• _Task_: Output the first line of the listing and each line after it, up to and including the line that contains "Academic English\\ \itshape", exactly as written, minus the pictures.

• _Supplied information_:
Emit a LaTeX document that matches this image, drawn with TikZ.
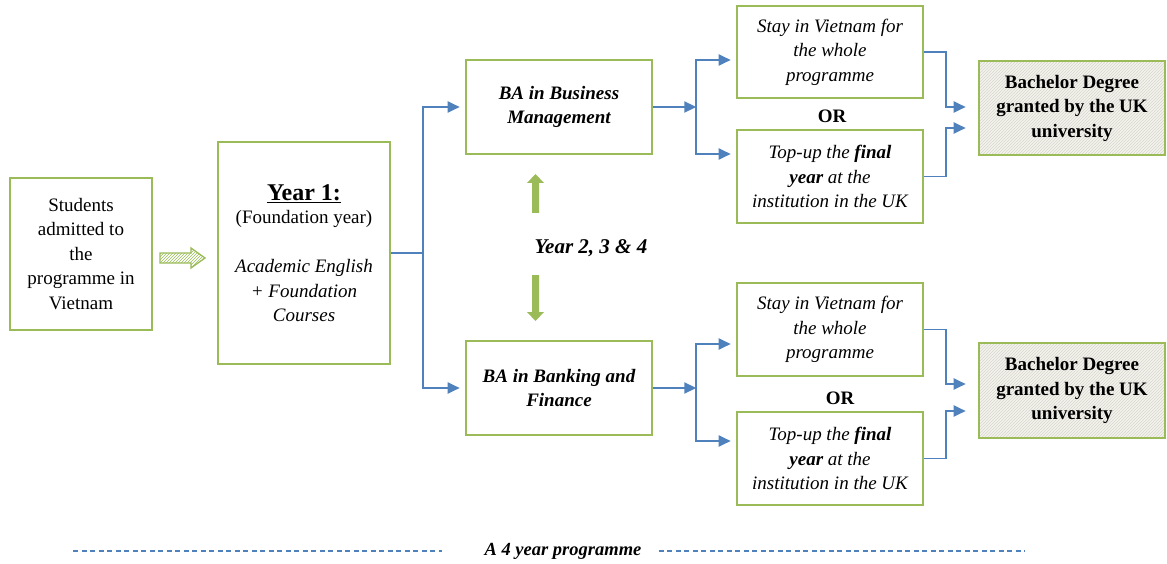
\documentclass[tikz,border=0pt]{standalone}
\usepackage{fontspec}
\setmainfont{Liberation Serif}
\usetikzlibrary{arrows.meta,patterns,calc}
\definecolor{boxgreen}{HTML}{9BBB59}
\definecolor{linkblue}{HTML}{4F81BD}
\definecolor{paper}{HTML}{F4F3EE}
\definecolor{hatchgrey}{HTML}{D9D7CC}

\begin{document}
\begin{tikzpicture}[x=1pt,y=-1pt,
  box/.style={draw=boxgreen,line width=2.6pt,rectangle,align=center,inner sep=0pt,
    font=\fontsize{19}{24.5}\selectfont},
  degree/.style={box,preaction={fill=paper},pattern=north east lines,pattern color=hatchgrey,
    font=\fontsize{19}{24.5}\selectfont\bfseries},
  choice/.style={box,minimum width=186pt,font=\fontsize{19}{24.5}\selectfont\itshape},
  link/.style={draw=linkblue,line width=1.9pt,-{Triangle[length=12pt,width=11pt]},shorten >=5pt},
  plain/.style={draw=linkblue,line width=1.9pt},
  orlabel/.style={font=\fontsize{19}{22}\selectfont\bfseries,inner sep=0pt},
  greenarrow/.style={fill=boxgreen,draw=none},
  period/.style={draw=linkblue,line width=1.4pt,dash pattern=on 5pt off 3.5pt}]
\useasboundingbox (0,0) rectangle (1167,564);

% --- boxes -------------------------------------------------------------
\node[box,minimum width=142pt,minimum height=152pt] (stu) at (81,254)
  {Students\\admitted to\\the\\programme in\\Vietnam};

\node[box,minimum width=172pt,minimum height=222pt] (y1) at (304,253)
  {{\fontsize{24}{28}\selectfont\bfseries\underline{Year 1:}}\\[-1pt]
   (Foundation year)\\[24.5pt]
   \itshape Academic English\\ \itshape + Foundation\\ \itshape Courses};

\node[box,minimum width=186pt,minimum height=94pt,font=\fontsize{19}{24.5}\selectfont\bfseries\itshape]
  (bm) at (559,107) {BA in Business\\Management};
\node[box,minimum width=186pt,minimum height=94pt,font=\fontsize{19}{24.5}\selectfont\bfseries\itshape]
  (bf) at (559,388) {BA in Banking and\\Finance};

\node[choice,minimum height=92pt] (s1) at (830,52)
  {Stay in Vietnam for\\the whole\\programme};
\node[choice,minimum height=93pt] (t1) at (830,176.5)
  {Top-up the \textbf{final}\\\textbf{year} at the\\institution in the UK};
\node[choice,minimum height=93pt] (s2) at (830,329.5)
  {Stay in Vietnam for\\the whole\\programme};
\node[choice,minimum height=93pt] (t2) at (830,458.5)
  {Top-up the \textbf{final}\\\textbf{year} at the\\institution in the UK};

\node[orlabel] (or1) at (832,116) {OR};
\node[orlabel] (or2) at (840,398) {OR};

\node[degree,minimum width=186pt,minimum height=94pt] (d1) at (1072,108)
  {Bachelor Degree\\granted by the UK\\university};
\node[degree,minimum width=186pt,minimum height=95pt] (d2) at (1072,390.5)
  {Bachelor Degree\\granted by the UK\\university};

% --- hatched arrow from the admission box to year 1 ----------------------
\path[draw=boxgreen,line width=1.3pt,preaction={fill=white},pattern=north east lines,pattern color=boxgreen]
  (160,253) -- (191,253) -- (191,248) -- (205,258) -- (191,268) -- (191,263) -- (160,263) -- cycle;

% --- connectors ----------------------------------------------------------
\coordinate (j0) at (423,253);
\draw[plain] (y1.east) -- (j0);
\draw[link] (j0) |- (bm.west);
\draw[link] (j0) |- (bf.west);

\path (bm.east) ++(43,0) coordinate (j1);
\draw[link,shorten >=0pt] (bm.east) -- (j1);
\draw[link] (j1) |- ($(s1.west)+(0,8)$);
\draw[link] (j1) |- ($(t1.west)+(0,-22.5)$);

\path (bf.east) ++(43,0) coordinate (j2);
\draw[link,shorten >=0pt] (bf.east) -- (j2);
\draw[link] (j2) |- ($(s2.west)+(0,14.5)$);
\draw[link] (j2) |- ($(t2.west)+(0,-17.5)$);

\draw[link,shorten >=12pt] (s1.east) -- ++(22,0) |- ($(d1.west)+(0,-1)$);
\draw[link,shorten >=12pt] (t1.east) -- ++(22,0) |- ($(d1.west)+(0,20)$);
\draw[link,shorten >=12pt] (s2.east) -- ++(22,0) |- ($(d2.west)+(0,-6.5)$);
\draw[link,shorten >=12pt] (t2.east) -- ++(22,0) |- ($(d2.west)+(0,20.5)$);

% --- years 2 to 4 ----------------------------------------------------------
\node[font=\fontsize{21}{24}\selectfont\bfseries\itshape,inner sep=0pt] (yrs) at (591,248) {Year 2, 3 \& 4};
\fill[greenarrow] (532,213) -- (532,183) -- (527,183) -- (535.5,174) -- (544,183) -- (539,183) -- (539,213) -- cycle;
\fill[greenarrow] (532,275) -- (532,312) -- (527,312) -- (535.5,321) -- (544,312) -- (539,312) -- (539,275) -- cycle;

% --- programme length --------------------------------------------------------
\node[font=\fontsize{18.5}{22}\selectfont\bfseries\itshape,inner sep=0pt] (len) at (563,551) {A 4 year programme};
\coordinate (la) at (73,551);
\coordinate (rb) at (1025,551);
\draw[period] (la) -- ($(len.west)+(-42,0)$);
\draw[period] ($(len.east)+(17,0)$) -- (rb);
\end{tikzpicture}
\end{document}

• _Result below_:
Emit a LaTeX document that matches this image, drawn with TikZ.
\documentclass[tikz,border=0pt]{standalone}
\usepackage{fontspec}
\setmainfont{Liberation Serif}
\usetikzlibrary{arrows.meta,patterns,calc}
\definecolor{boxgreen}{HTML}{9BBB59}
\definecolor{linkblue}{HTML}{4F81BD}
\definecolor{paper}{HTML}{F4F3EE}
\definecolor{hatchgrey}{HTML}{D9D7CC}

\begin{document}
\begin{tikzpicture}[x=1pt,y=-1pt,
  box/.style={draw=boxgreen,line width=2.6pt,rectangle,align=center,inner sep=0pt,
    font=\fontsize{19}{24.5}\selectfont},
  degree/.style={box,preaction={fill=paper},pattern=north east lines,pattern color=hatchgrey,
    font=\fontsize{19}{24.5}\selectfont\bfseries},
  choice/.style={box,minimum width=186pt,font=\fontsize{19}{24.5}\selectfont\itshape},
  link/.style={draw=linkblue,line width=1.9pt,-{Triangle[length=12pt,width=11pt]},shorten >=5pt},
  plain/.style={draw=linkblue,line width=1.9pt},
  orlabel/.style={font=\fontsize{19}{22}\selectfont\bfseries,inner sep=0pt},
  greenarrow/.style={fill=boxgreen,draw=none},
  period/.style={draw=linkblue,line width=1.4pt,dash pattern=on 5pt off 3.5pt}]
\useasboundingbox (0,0) rectangle (1167,564);

% --- boxes -------------------------------------------------------------
\node[box,minimum width=142pt,minimum height=152pt] (stu) at (81,254)
  {Students\\admitted to\\the\\programme in\\Vietnam};

\node[box,minimum width=172pt,minimum height=222pt] (y1) at (304,253)
  {{\fontsize{24}{28}\selectfont\bfseries\underline{Year 1:}}\\[-1pt]
   (Foundation year)\\[24.5pt]
   \itshape Academic English\\ \itshape + Foundation\\ \itshape Courses};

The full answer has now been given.